Abbott, dikutip dari Australia Broadcasting Company (ABC), mengaku menyesal hubungan Indonesia dan Australia mengalami keretakan. Ia pun mengaku menyesal atas upaya intelijen mendengarkan percakapan Presiden SBY. Namun, ia menyatakan Australia tak punya kesalahan yang harus membuat mereka meminta maaf.
Ia pun kembali menyatakan, seperti awal bulan ini, setiap negara mengumpulkan informasi. Setiap pemerintah sebuah negara, tambah dia, juga umumnya tahu kalau negara lain mengumpulkan informasi. Oleh karena itu, Australia, ucap dia, tak seharusnya meminta maaf, khususnya atas langkah-langkah yang pemerintah ambil untuk melindungi negara.
Satu hal yang lebih penting, lanjutnya, tindakan Australia bertujuan untuk membantu sekutu mereka, seperti Indonesia. Ia mengatakan Australia menggunakan semua sumber daya, untuk membantu, bukan menyakiti sekutu.
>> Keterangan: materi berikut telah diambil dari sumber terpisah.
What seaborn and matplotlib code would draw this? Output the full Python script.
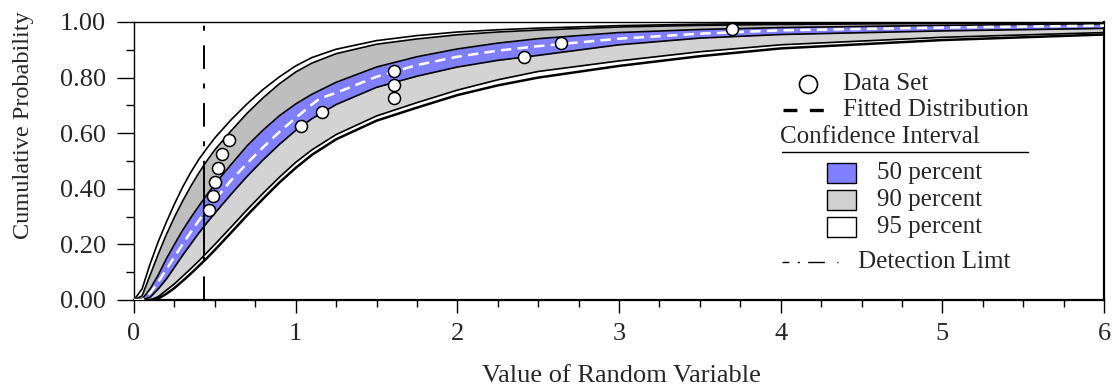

Oleh karena itu tak tepat, ucap dia, mengharapkan Australia menjelaskan secara detail langkah yang mereka lakukan untuk melindungi negaranya. ''Orang lain harus meminta kita tak lebih dari yang mereka bisa lakukan sendiri,'' ucap dia, di depan anggota parlemen Australia, Selasa (18/11).
Ia juga mengungkapkan, tindakan penyadapan adalah hal yang wajar. Sehingga ia pun tak percaya kalau Australia harus meminta maaf atas operasi intelijen yang sebenarnya hal wajar. Australia pun tak berharap negara lain meminta maaf atas operasi intelijen mereka. Di sisi lain, Abbott menjelaskan kalau Australia memiliki rasa hormat yang mendalam kepada Indonesia. Indonesia adalah salah satu hubungan paling penting yang dimiliki Australia.
Sementara itu, sebelum kembali ke Indonesia, Duta Besar Indonesia untuk Australia, Nadjib Riphat Kesoema, mengatakan ia tak mengetahui berapa lama akan dipanggil ke Indonesia. Hanya saja ia yakin penjelasan yang baik kepada Pemerintah Indonesia merupakan cara terbaik.
Sebelumnya, Menteri Luar Negeri Indonesia, Marty Natalegawa menyatakan tak memberi batas waktu terhadap pemanggilan tersebut. Bagi dia, mengatakan waktu pemanggilan, seakan-akan Indonesia sudah mempersiapkan sejak lama. Apalagi, tukas dia, pemanggilan ini lebih kepada upaya mencari informasi terkait kebijakan pemerintah Australia.
Hanya ia tak lupa berpesan kepada Dubes Indonesia, agar tak pulang hanya membawa tas kabin. Hal ini mengindikasikan penarikan kembali misi diplomatik Indonesia akan berlangsung lama.